I have had a homelab running in some form or another for the last 20 years. First it was just a couple of machine to test things out on, then it became a way to host my website, email and all sorts of other things. My current homelab is falling apart and I’d like to both simplify it’s operations a bit and align it with what I am interested in.
Current Lab
My lab right now consists of three DL380 G7’s with dual CPU’s and a bunch of memory plus some direct attached disks. They are all running Debian with the HashiCorp toolset (Consul, Nomad and Vault). Nomad runs the containers using the Docker plguin, they are registered in the Consul service mesh and the secrets are pulled from Vault. The machines are managed using a bunch of Ansible playbooks which do things like manage the base configuration of the machine, install the base tools, and install and configure all of the Hash. I then use Terraform to manage the Consul/Nomad and Vault services.
Issues with the setup
This has been working relatively well for the last few years but there are some issues. Some of the issues are technology related and some are just things I don’t like about the setup in the order that they frustrate me:
- The Nomad secret retrieval from Vault is hard to get right, currently if I stop a Job through Nomad and try to restart it, the Vault token is “invalid”. I can work around this by removing the job and re-adding it. Not the biggest problem in the world but I haven’t found a solution for this yet.

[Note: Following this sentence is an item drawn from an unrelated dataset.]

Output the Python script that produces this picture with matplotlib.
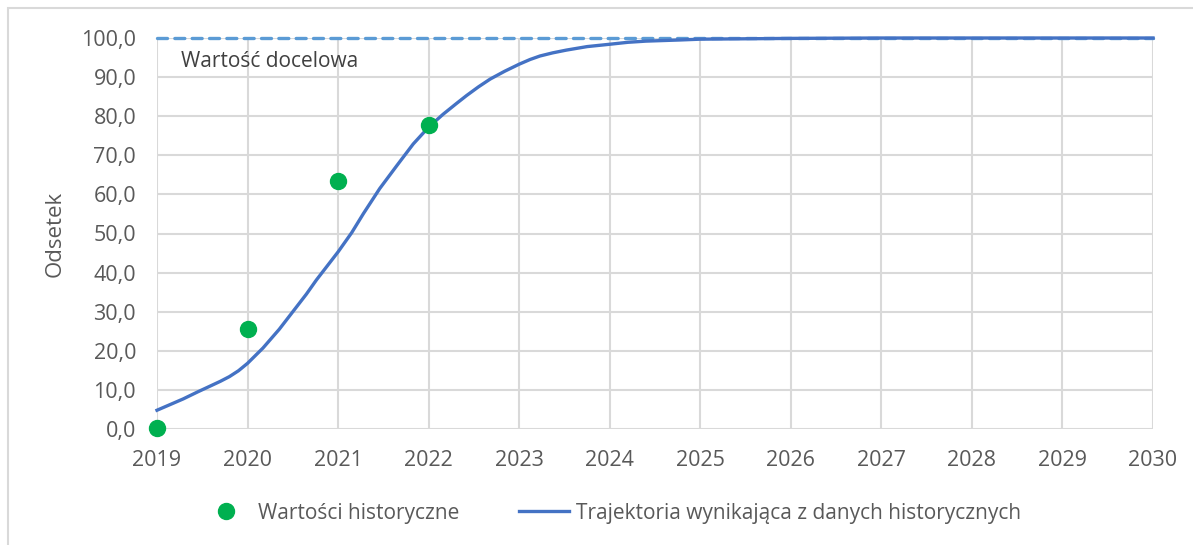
import numpy as np
import matplotlib.pyplot as plt
from matplotlib.patches import Rectangle

plt.rcParams['font.family'] = ['Open Sans', 'DejaVu Sans']

# historical values
hist_years = [2019, 2020, 2021, 2022]
hist_vals = [0.2, 25.5, 63.5, 77.7]

# trajectory
traj_years = [2019.0, 2019.15, 2019.29, 2019.45, 2019.58, 2019.7, 2019.8, 2019.9,
              2020.0, 2020.17, 2020.35, 2020.5, 2020.65, 2020.76, 2020.88,
              2021.0, 2021.15, 2021.28, 2021.46, 2021.65, 2021.83,
              2022.0, 2022.16, 2022.31, 2022.42, 2022.55, 2022.68, 2022.84,
              2023.0, 2023.12, 2023.23, 2023.37, 2023.52, 2023.75,
              2024.0, 2024.2, 2024.4, 2024.78, 2025.0, 2025.5,
              2026.0, 2027.0, 2028.0, 2029.0, 2030.0]
traj_vals = [4.8, 6.3, 7.7, 9.5, 10.9, 12.2, 13.4, 14.9,
             16.8, 20.7, 25.5, 30.0, 34.5, 38.1, 41.7,
             45.3, 50.2, 55.1, 61.5, 67.4, 72.9,
             77.2, 80.5, 83.3, 85.3, 87.5, 89.5, 91.5,
             93.3, 94.5, 95.4, 96.2, 96.9, 97.8,
             98.4, 98.9, 99.2, 99.5, 99.7, 99.8,
             99.9, 100.0, 100.0, 100.0, 100.0]

target = 100.0
x_ticks = list(range(2019, 2031))
y_ticks = list(range(0, 101, 10))

txt = '#595959'
grid_c = '#D9D9D9'

fig = plt.figure(figsize=(11.93, 5.45), dpi=100)
ax = fig.add_axes([157/1193, 1 - 429/545, (1153-157)/1193, (429-38)/545])

ax.plot([x_ticks[0], x_ticks[-1]], [target, target], color='#5B9BD5', lw=2.4,
        ls=(0, (3, 2.2)), dash_capstyle='round', clip_on=False, zorder=3)
ax.plot(traj_years, traj_vals, color='#4472C4', lw=2.4, clip_on=False, zorder=4,
        solid_joinstyle='round', label='Trajektoria wynikająca z danych historycznych')
ax.plot(hist_years, hist_vals, 'o', color='#00B050', ms=11.5, clip_on=False, zorder=5,
        label='Wartości historyczne')

ax.set_xlim(2019, 2030)
ax.set_ylim(0, 100)
ax.set_xticks(x_ticks)
ax.set_yticks(y_ticks)
ax.set_yticklabels([('%.1f' % v).replace('.', ',') for v in y_ticks])
ax.grid(True, color=grid_c, lw=1.5)
ax.set_axisbelow(True)
for s in ax.spines.values():
    s.set_visible(False)
ax.tick_params(length=0, labelsize=15.5, colors=txt)
ax.tick_params(axis='x', pad=15)
ax.tick_params(axis='y', pad=15)
ax.set_ylabel('Odsetek', fontsize=16, color=txt, labelpad=11)

ax.text(2019.27, 94, 'Wartość docelowa', fontsize=15, color='#404040', va='center')

h, l = ax.get_legend_handles_labels()
fig.legend(h[::-1], l[::-1], loc='center', bbox_to_anchor=(611/1193, 1 - 513/545), ncol=2,
           frameon=False, fontsize=15, labelcolor=txt, handlelength=2.4,
           handletextpad=0.3, columnspacing=2.9)

fig.add_artist(Rectangle((8/1193, -0.1), 1.2, 1.1 - 8/545, transform=fig.transFigure,
                         fill=False, ec=grid_c, lw=1.5))

fig.savefig('out.png', dpi=100)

- The disks attached to the machine are direct attached, so there is no way to share a disk between two machines (ofcourse there are ways to do this, but all of them are super complicated to setup or are slow/resource intensive). This limitation means that services that share storage all need to be on the same host.
- Ansible playbooks are annoying, Ansible-vault is annoying to use for secrets in code.
- The backups are cobbled together using Restic + RClone. Nightly Restic jobs kick off on the first two machines to backup to the third, which then uploads the backup to Backblaze. This is workig fine, but not the most efficient and the storage used on Restic’s volume and on Backblaze has been growing, it’s now 2x as big as the volume it’s backing up (not all backed up volumes are uploaded to Backblaze).
- I’m using auto-unseal on Vault using AWS KMS and I’d like to just stop paying for it.
Where to go from here
A bunch of the tools that I selected for the current iteration of the lab were selected because I was working with the tools, Ansible, Consul, Nomad and Vault are all things I don’t use at my current job. This is why I’m going to start replacing these components with TrueNAS for storage, Kubernetes (MicroK8s) for compute and keep Terraform for some of the configuration management. My goal with the new setup is to be able to publish the full “infrastructure” Git repository to GitHub (encrypted secrets and all).
- TruesNAS: I’m going to setup two seperate machines (DL360 G7’s I have laying around) and setup one primary storage machine with ZFS replication to a backup machine that will replicate some of the more critical volumes to Backblaze.
- Kuberntes: The existing three nodes will be setup with MicroK8s on Debian, I want to write a seperate post about the Kubernetes dream setup. The shared storage will be provided by the TrueNAS machines.
- Terraform: This will manage the configuration of some of the services that will be running on K8s and any external services like Cloudflare.
This homelab rebuild is going to be a work in pgoress and will probably change as things evolve.